Mary Lou Retton, the first American woman to win all-around gymnastics gold at the Olympics, is “fighting for her life” with a serious illness, according to a fundraiser posted by her daughter.
McKenna Lane Kelley said her mother has “a very rare form of pneumonia and is “not able to breathe on her own. She said Retton has been in the ICU for more than a week and is not insured, but declined to go into further details.
Proceeds from the fundraiser will reportedly go to Retton’s hospital bills.
Kelley is the second of Retton’s four daughters and was a gymnast herself at LSU from 2016 to 2019.

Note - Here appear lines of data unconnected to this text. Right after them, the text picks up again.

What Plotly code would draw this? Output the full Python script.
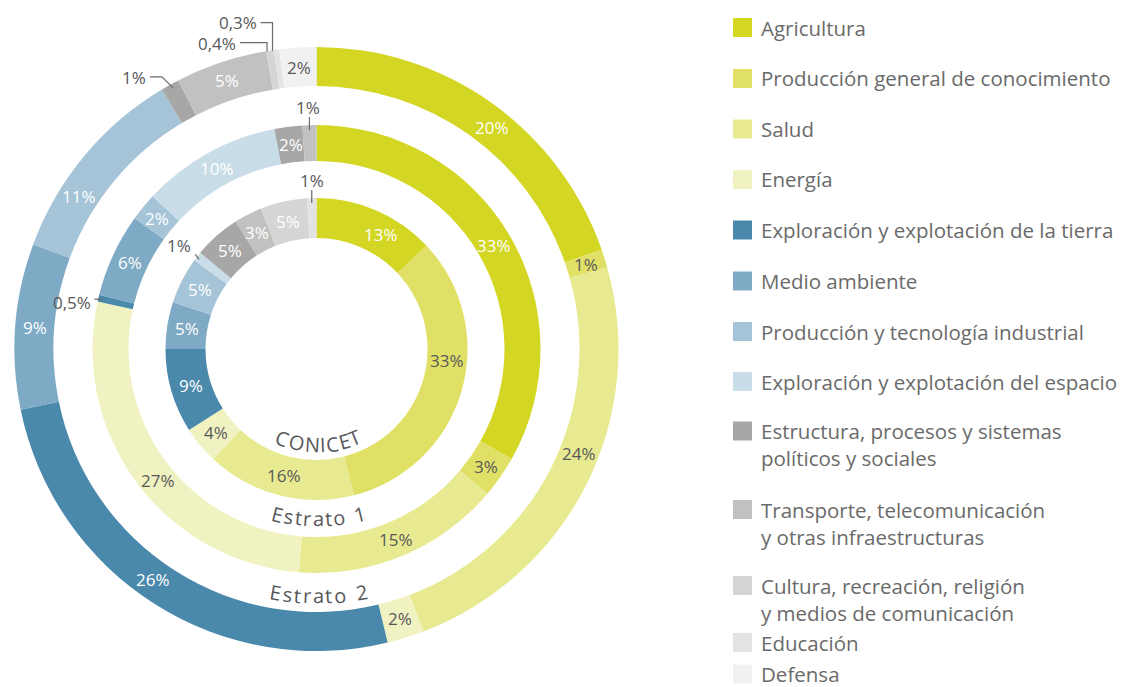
import math
import plotly.graph_objects as go

# ---------------- data ----------------
categories = [
    "Agricultura",
    "Producción general de conocimiento",
    "Salud",
    "Energía",
    "Exploración y explotación de la tierra",
    "Medio ambiente",
    "Producción y tecnología industrial",
    "Exploración y explotación del espacio",
    "Estructura, procesos y sistemas políticos y sociales",
    "Transporte, telecomunicación y otras infraestructuras",
    "Cultura, recreación, religión y medios de comunicación",
    "Educación",
    "Defensa",
]
legend_labels = [
    "Agricultura",
    "Producción general de conocimiento",
    "Salud",
    "Energía",
    "Exploración y explotación de la tierra",
    "Medio ambiente",
    "Producción y tecnología industrial",
    "Exploración y explotación del espacio",
    "Estructura, procesos y sistemas<br>políticos y sociales",
    "Transporte, telecomunicación<br>y otras infraestructuras",
    "Cultura, recreación, religión<br>y medios de comunicación",
    "Educación",
    "Defensa",
]
colors = [
    "#d3d622", "#e0e066", "#e8ea91", "#f0f3c1",
    "#4a88ac", "#7faac5", "#a5c4d7", "#c9dde8",
    "#a7a7a7", "#c1c1c1", "#d5d5d5", "#e3e3e3", "#f1f1f1",
]
ring_names = ["CONICET", "Estrato 1", "Estrato 2"]
conicet = [13, 33, 16, 4, 9, 5, 5, 1, 5, 3, 5, 1, 0]
estrato1 = [33, 3, 15, 27, 0.5, 6, 2, 10, 2, 1, 0, 0, 0]
estrato2 = [20, 1, 24, 2, 26, 9, 11, 0, 1, 5, 0.4, 0.3, 2]

# ---------------- layout constants ----------------
W, H = 1134, 687
OFF = 8  # page body margin of the html page
CX, CY = 316.5 - OFF, 349.0 - OFF
FONT = "Open Sans"
DARK = "#58585a"
LEG = "#6a6a6a"
rings = [
    dict(values=conicet, r_out=151, r_in=111, curve_r=96, curve_span=86),
    dict(values=estrato1, r_out=224, r_in=188, curve_r=170, curve_span=95),
    dict(values=estrato2, r_out=302, r_in=263, curve_r=247, curve_span=99),
]
dark_text = {1, 2, 3, 12}  # categories with dark label text
# small angular nudges (degrees) of some in-ring labels, as placed in the original
label_nudge = {(0, 0): 6, (0, 1): -11, (2, 0): 3, (2, 2): -5, (2, 4): 3, (2, 6): -7, (1, 3): -3}


def px(x):
    return x / W


def py(y):
    return 1 - y / H


def polar(r, ang_deg):
    a = math.radians(ang_deg)
    return CX + r * math.sin(a), CY - r * math.cos(a)


def fmt(v):
    if float(v).is_integer():
        return f"{int(v)}%"
    return f"{v}%".replace(".", ",")


# outside labels: (ring, category) -> leader line offsets relative to anchor, text pos & anchor
outside = {
    (0, 7): dict(pts=[(-2, -2), (2, 3)], text=(-4, -11), xa="right"),
    (0, 11): dict(pts=[(0, -8), (0, 5)], text=(0, -18), xa="center"),
    (1, 4): dict(pts=[(-4, 1), (4, 1)], text=(-5, 4), xa="right"),
    (1, 9): dict(pts=[(0, -8), (0, 5)], text=(-1, -18), xa="center"),
    (2, 8): dict(pts=[(3, 3), (-8, -8), (-20, -8)], text=(-22, -7), xa="right"),
    (2, 10): dict(pts=[(-3, 1), (-3, -8), (-30, -8)], text=(-32, -7), xa="right"),
    (2, 11): dict(pts=[(-4, 1), (-4, -27), (-16, -27)], text=(-18, -27), xa="right"),
}

fig = go.Figure()
annotations = []
shapes = []

for ri, ring in enumerate(rings):
    vals = ring["values"]
    R = ring["r_out"]
    fig.add_trace(go.Pie(
        values=vals,
        labels=categories,
        marker=dict(colors=colors, line=dict(width=0)),
        hole=ring["r_in"] / R,
        sort=False,
        direction="clockwise",
        rotation=0,
        textinfo="none",
        hoverinfo="label+percent",
        showlegend=False,
        name=ring_names[ri],
        domain=dict(x=[px(CX - R), px(CX + R)], y=[py(CY + R), py(CY - R)]),
    ))
    total = sum(vals)
    cum = 0.0
    rm = (ring["r_out"] + ring["r_in"]) / 2
    for ci, v in enumerate(vals):
        start = cum
        cum += v
        if v == 0:
            continue
        mid = (start + v / 2) / total * 360
        if (ri, ci) in outside:
            spec = outside[(ri, ci)]
            ax, ay = polar(R, mid)
            pts = [(ax + dx, ay + dy) for dx, dy in spec["pts"]]
            path = "M " + " L ".join(f"{px(x):.5f},{py(y):.5f}" for x, y in pts)
            shapes.append(dict(type="path", path=path, xref="paper", yref="paper",
                               line=dict(color="#6a6a6a", width=1.2)))
            tx, ty = ax + spec["text"][0], ay + spec["text"][1]
            annotations.append(dict(x=px(tx), y=py(ty), xref="paper", yref="paper",
                                    text=fmt(v), showarrow=False, xanchor=spec["xa"],
                                    yanchor="middle",
                                    font=dict(family=FONT, size=17, color=DARK)))
        else:
            x, y = polar(rm, mid + label_nudge.get((ri, ci), 0))
            col = DARK if ci in dark_text else "white"
            annotations.append(dict(x=px(x), y=py(y), xref="paper", yref="paper",
                                    text=fmt(v), showarrow=False, xanchor="center",
                                    yanchor="middle",
                                    font=dict(family=FONT, size=17, color=col)))

# curved ring titles
char_w = {"C": 0.632, "O": 0.779, "N": 0.765, "I": 0.279, "E": 0.556, "T": 0.553,
          "s": 0.479, "t": 0.361, "r": 0.408, "a": 0.556, "o": 0.600, " ": 0.30,
          "1": 0.572, "2": 0.572}
for ri, ring in enumerate(rings):
    name = ring_names[ri]
    ws = [char_w.get(c, 0.55) for c in name]
    tot = sum(ws)
    scale = ring["curve_span"] / tot
    r = ring["curve_r"]
    s = -ring["curve_span"] / 2
    for c, w in zip(name, ws):
        center = s + w * scale / 2
        s += w * scale
        if c == " ":
            continue
        alpha = center / r
        x = CX + 2 + r * math.sin(alpha)
        y = CY + r * math.cos(alpha)
        annotations.append(dict(x=px(x), y=py(y), xref="paper", yref="paper",
                                text=c, showarrow=False, xanchor="center", yanchor="middle",
                                textangle=-math.degrees(alpha),
                                font=dict(family=FONT, size=20, color=DARK)))

# custom legend (screen pixel rows, shifted by page margin)
leg_y = [27.5, 78.5, 129, 179.5, 230, 281, 331.5, 381.5, 431, 509.5, 585.5, 642.5, 674]
LH = 27
for lab, col, yc in zip(legend_labels, colors, leg_y):
    yc = yc - OFF
    shapes.append(dict(type="rect", xref="paper", yref="paper",
                       x0=px(733 - OFF), x1=px(752 - OFF), y0=py(yc + 9.5), y1=py(yc - 9.5),
                       fillcolor=col, line=dict(width=0)))
    nl = lab.count("<br>") + 1
    annotations.append(dict(x=px(760 - OFF), y=py(yc + (nl - 1) * LH / 2), xref="paper", yref="paper",
                            text=lab, showarrow=False, xanchor="left", yanchor="middle",
                            align="left", borderpad=0,
                            font=dict(family=FONT, size=20.5, color=LEG)))

fig.update_layout(
    width=W, height=H,
    margin=dict(l=0, r=0, t=0, b=0),
    paper_bgcolor="white", plot_bgcolor="white",
    annotations=annotations, shapes=shapes,
    showlegend=False,
)
fig.write_html("out.html")
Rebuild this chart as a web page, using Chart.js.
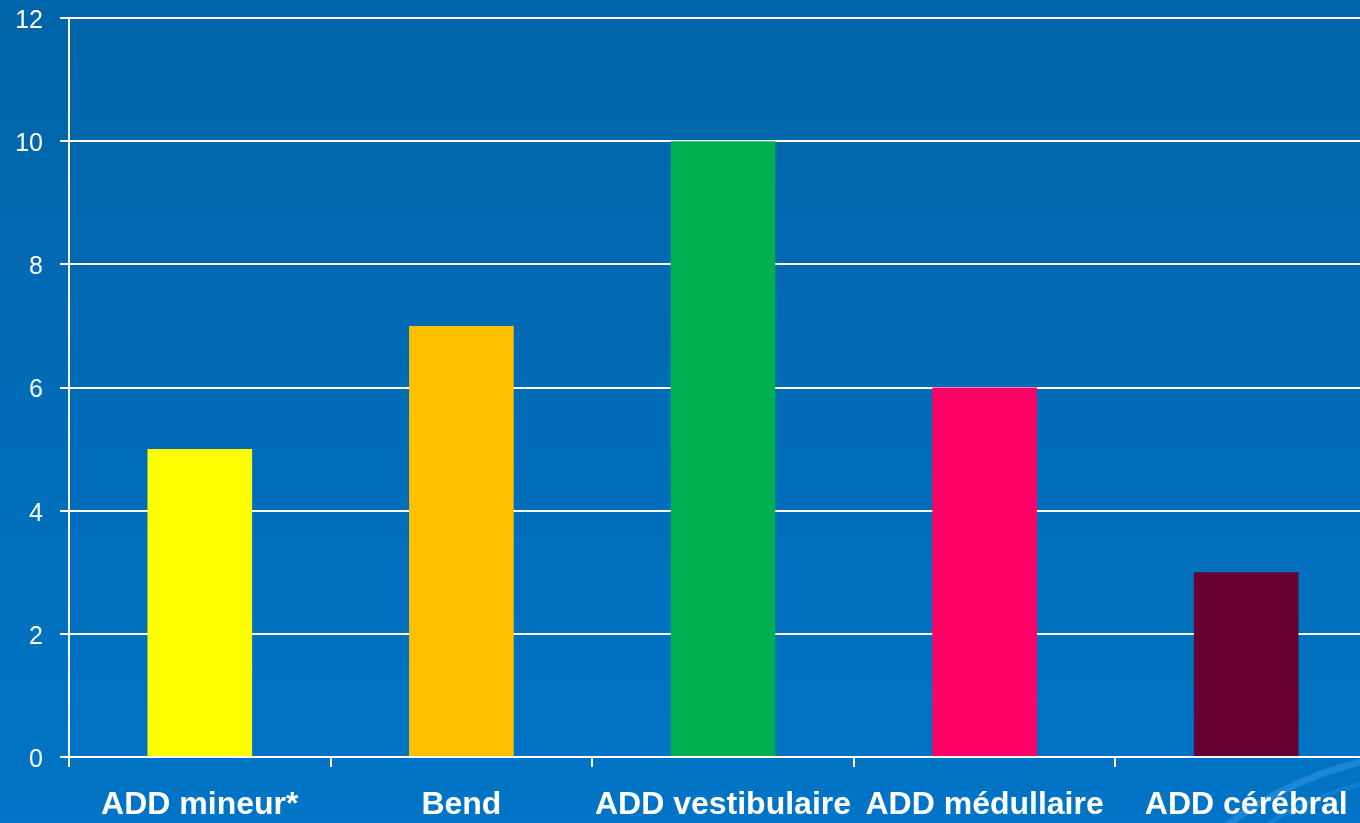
<!DOCTYPE html>
<html>
<head>
<meta charset="utf-8">
<script src="https://cdn.jsdelivr.net/npm/chart.js@4"></script>
<style>
  html, body { margin: 0; padding: 0; overflow: hidden; background: #006aB4; }
  #wrap { width: 1380px; height: 823px; position: relative; }
</style>
</head>
<body>
<div id="wrap"><canvas id="barChart"></canvas></div>
<script>
// Chart data
const categories = ["ADD mineur*", "Bend", "ADD vestibulaire", "ADD médullaire", "ADD cérébral"];
const counts = [5, 7, 10, 6, 3];
const barColors = ["#FFFF00", "#FFC000", "#00B050", "#FF0066", "#660033"];
const yTicks = [0, 2, 4, 6, 8, 10, 12];

// Blue gradient slide background + decorative arc
const slideBackground = {
  id: "slideBackground",
  beforeDraw(chart) {
    const ctx = chart.ctx;
    const h = chart.height;
    const g = ctx.createLinearGradient(0, 0, 0, h);
    g.addColorStop(0, "#0064A8");
    g.addColorStop(1, "#0074C6");
    ctx.save();
    ctx.fillStyle = g;
    ctx.fillRect(0, 0, chart.width, h);
    ctx.strokeStyle = "rgba(50, 150, 235, 0.55)";
    ctx.lineWidth = 7;
    ctx.beginPath();
    ctx.moveTo(1218, 832);
    ctx.quadraticCurveTo(1290, 775, 1380, 758);
    ctx.stroke();
    ctx.strokeStyle = "rgba(50, 150, 235, 0.35)";
    ctx.lineWidth = 4;
    ctx.beginPath();
    ctx.moveTo(1255, 832);
    ctx.quadraticCurveTo(1315, 792, 1380, 780);
    ctx.stroke();
    ctx.restore();
  },
};

function initBarChart() {
  const ctx = document.getElementById("barChart").getContext("2d");

  new Chart(ctx, {
    type: "bar",
    data: {
      labels: categories,
      datasets: [
        {
          data: counts,
          backgroundColor: barColors,
          borderWidth: 0,
          barPercentage: 0.4,
          categoryPercentage: 1,
        },
      ],
    },
    plugins: [slideBackground],
    options: {
      responsive: true,
      maintainAspectRatio: false,
      animation: false,
      layout: { padding: { top: 18, right: 3, left: 0, bottom: 0 } },
      plugins: {
        legend: { display: false },
        title: { display: false },
        tooltip: { enabled: false },
      },
      scales: {
        x: {
          grid: {
            display: true,
            drawOnChartArea: false,
            drawTicks: true,
            tickLength: 10,
            color: "#FFFFFF",
            lineWidth: 2,
            offset: true,
          },
          border: { color: "#FFFFFF", width: 2 },
          ticks: {
            color: "#FFFFFF",
            font: { family: "Liberation Sans, Arial", size: 32, weight: "bold" },
            padding: 19,
            maxRotation: 0,
            autoSkip: false,
          },
          afterFit(scale) {
            scale.height = 66;
            scale.paddingLeft = 0;
            scale.paddingRight = 0;
          },
        },
        y: {
          min: 0,
          max: 12,
          afterBuildTicks(scale) {
            scale.ticks = yTicks.map((v) => ({ value: v }));
          },
          grid: {
            color: "#FFFFFF",
            lineWidth: 2,
            tickLength: 9,
          },
          border: { color: "#FFFFFF", width: 2 },
          ticks: {
            color: "#FFFFFF",
            font: { family: "Liberation Sans, Arial", size: 25 },
            padding: 17,
            labelOffset: 3,
          },
          afterFit(scale) {
            scale.width = 69;
            scale.paddingTop = 0;
            scale.paddingBottom = 0;
          },
        },
      },
    },
  });
}

document.addEventListener("DOMContentLoaded", () => {
  initBarChart();
});
</script>
</body>
</html>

Mary Lou Retton remains an American gymnastics icon
Retton became an American icon at the 1984 Summer Olympics in Los Angeles, where she won all-around gold, plus silver in the team and vault events and bronze in floor exercise and uneven bars.
In addition to being the first all-around gold for an American woman, it was the first by any American competitor since Julius Lenhart in 1904. It should be noted Lenhart represented the United States, but was an Austrian citizen competing through an American gymnastics club in the modern Olympics’ early days.
The long-awaited victory was particularly dramatic, as Retton, who had undergone knee surgery only five weeks ago, entered her final rotation needing a perfect 10 on the vault to beat Ecaterina Szabo of Romania. Retton stuck her landing to win gold.
Then she did it again:
That win came during a period of dominance by the Soviet Union in gymnastics, but the country was boycotting the Los Angeles Games. No American would win gymnastic all-around gold again until 2004, when Paul Hamm and Carly Patterson both won the sports’ most prestigious medal.
Retton’s legacy can be seen in what American gymnastics has since become. Patterson is the first of five different women to win each Olympic all-around gold, followed by Nastia Liukin in 2008, Gabby Douglas in 2012, Simone Biles in 2016 and Sunisa Lee in 2020. The Americans, led again by Biles, will attempt to continue that streak in Paris next year.